Copy each line holding the string "document".

....

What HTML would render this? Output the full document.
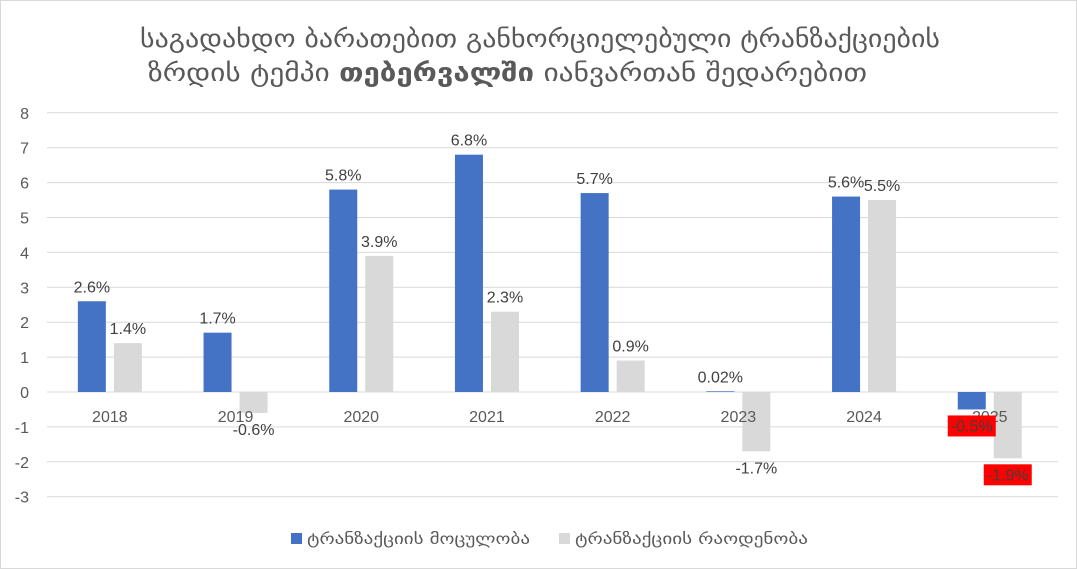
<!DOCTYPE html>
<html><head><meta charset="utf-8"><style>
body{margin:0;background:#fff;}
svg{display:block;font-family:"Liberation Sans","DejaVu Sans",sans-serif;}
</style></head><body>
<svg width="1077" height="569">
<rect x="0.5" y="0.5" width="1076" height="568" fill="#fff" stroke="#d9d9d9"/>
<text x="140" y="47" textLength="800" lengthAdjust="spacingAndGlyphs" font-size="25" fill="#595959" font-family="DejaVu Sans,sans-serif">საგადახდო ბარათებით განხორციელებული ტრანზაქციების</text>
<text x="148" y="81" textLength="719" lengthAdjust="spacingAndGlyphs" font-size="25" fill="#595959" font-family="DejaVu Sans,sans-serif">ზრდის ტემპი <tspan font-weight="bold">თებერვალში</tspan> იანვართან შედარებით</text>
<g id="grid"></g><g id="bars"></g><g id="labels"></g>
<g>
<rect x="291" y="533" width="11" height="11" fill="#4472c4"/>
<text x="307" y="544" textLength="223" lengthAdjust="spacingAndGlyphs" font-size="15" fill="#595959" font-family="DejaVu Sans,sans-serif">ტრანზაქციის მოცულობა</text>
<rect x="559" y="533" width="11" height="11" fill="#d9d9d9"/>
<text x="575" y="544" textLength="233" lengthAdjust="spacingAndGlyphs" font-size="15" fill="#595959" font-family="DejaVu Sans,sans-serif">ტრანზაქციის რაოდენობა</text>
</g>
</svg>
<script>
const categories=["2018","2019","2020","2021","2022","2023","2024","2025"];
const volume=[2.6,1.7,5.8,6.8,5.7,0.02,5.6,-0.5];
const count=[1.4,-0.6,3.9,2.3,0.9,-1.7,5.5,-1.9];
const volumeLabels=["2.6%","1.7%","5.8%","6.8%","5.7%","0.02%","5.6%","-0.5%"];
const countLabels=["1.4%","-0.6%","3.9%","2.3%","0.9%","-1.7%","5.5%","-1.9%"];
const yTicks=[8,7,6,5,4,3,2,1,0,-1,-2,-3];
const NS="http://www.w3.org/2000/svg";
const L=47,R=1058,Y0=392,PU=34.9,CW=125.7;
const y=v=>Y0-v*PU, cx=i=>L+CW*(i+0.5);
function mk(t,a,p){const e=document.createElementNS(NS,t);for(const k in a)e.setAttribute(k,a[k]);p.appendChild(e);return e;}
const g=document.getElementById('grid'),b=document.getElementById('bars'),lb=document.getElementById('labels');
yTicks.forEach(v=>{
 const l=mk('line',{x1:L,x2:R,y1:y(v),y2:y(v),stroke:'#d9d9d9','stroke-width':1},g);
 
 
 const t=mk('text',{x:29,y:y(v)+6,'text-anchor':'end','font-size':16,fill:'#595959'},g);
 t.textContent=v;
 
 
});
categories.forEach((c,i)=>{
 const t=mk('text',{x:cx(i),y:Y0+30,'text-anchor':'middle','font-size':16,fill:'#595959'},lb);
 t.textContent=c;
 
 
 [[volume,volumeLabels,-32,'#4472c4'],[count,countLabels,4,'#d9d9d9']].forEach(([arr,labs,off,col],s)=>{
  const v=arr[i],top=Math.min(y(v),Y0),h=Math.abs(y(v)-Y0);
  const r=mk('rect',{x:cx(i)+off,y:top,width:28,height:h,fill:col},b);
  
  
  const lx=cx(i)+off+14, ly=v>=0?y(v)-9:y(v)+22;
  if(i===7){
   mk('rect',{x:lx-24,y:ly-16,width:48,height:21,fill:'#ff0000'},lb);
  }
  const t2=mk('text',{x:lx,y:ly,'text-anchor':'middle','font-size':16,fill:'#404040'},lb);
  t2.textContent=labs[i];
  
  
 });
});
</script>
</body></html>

....

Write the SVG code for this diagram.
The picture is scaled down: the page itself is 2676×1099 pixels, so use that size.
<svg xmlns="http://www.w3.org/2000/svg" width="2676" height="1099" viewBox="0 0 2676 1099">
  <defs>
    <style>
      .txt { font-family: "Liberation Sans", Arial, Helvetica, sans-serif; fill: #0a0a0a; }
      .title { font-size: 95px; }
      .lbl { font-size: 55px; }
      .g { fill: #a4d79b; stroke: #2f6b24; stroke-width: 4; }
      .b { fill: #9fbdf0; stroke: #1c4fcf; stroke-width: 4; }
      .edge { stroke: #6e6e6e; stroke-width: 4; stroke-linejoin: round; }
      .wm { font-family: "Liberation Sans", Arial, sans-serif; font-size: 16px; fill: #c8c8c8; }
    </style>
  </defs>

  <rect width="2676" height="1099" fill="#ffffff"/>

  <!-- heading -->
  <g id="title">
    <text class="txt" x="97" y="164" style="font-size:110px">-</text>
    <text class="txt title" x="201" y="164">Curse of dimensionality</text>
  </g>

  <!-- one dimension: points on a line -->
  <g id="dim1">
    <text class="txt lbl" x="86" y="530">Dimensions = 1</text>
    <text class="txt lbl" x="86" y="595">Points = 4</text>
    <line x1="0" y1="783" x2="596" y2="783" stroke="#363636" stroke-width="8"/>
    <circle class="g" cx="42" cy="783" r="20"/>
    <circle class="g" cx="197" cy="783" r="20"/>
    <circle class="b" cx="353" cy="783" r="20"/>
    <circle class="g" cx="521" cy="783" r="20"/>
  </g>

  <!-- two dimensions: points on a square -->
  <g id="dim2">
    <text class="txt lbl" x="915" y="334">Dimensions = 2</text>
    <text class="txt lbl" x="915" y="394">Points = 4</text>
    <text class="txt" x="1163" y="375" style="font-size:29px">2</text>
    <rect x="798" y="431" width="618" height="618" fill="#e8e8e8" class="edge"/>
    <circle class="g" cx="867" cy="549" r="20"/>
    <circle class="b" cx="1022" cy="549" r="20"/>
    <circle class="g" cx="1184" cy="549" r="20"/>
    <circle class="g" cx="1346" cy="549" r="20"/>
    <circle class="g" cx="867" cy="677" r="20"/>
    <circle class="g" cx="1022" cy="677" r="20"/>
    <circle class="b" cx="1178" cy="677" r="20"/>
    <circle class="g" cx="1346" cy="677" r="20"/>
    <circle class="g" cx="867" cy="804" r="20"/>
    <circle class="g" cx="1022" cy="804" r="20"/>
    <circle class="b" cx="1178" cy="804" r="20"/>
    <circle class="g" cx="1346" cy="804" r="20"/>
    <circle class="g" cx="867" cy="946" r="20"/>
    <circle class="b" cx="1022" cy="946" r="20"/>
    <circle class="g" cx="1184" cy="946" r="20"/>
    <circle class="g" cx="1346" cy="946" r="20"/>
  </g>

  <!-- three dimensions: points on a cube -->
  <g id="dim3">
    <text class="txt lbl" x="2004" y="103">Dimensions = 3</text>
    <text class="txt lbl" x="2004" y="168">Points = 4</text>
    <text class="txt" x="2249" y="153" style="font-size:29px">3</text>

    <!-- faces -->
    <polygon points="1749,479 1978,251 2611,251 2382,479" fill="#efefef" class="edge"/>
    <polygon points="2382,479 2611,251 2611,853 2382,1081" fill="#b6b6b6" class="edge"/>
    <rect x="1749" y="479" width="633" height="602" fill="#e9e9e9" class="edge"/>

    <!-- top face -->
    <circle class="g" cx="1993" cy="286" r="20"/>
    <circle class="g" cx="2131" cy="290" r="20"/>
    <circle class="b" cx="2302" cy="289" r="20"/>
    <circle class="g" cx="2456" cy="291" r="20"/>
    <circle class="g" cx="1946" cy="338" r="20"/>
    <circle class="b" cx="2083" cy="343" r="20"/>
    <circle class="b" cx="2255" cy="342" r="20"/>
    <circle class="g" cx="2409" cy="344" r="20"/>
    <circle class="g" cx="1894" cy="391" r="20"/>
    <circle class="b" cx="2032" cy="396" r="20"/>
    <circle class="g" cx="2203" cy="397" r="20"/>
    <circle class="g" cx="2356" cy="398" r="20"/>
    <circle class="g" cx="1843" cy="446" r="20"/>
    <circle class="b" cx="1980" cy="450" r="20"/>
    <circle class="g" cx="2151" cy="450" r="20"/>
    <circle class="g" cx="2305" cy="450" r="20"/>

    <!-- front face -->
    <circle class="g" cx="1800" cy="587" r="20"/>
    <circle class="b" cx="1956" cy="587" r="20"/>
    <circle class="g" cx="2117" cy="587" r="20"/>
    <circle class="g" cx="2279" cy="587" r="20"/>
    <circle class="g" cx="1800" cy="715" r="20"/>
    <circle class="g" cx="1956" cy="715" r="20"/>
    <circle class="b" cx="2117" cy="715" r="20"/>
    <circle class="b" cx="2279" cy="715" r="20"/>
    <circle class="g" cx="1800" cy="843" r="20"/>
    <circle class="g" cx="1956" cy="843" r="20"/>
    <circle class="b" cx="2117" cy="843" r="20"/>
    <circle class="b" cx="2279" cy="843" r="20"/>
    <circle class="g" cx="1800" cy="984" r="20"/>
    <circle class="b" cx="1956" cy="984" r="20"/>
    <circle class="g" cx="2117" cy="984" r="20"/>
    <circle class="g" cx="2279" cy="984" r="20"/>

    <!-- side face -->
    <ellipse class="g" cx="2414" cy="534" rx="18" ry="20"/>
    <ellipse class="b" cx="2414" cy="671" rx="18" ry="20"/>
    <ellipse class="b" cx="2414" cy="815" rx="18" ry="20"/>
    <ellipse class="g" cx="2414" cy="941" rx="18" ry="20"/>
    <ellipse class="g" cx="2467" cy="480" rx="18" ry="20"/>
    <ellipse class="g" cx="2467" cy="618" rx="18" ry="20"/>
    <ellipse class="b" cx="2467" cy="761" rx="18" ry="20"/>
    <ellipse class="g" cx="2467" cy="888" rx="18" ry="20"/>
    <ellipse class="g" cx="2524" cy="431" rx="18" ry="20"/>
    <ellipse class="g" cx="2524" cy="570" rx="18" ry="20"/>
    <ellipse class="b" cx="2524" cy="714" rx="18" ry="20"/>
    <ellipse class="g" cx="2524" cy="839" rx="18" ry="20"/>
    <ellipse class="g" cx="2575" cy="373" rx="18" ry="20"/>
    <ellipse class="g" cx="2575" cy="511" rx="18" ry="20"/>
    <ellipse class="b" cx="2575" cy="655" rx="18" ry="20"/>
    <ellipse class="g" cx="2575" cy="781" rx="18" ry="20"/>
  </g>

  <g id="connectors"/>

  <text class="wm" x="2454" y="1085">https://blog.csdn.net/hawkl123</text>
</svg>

....

RESPONSE TO THE EXERCISE:
What HTML would render this? Output the full document.
function mk(t,a,p){const e=document.createElementNS(NS,t);for(const k in a)e.setAttribute(k,a[k]);p.appendChild(e);return e;}
const g=document.getElementById('grid'),b=document.getElementById('bars'),lb=document.getElementById('labels');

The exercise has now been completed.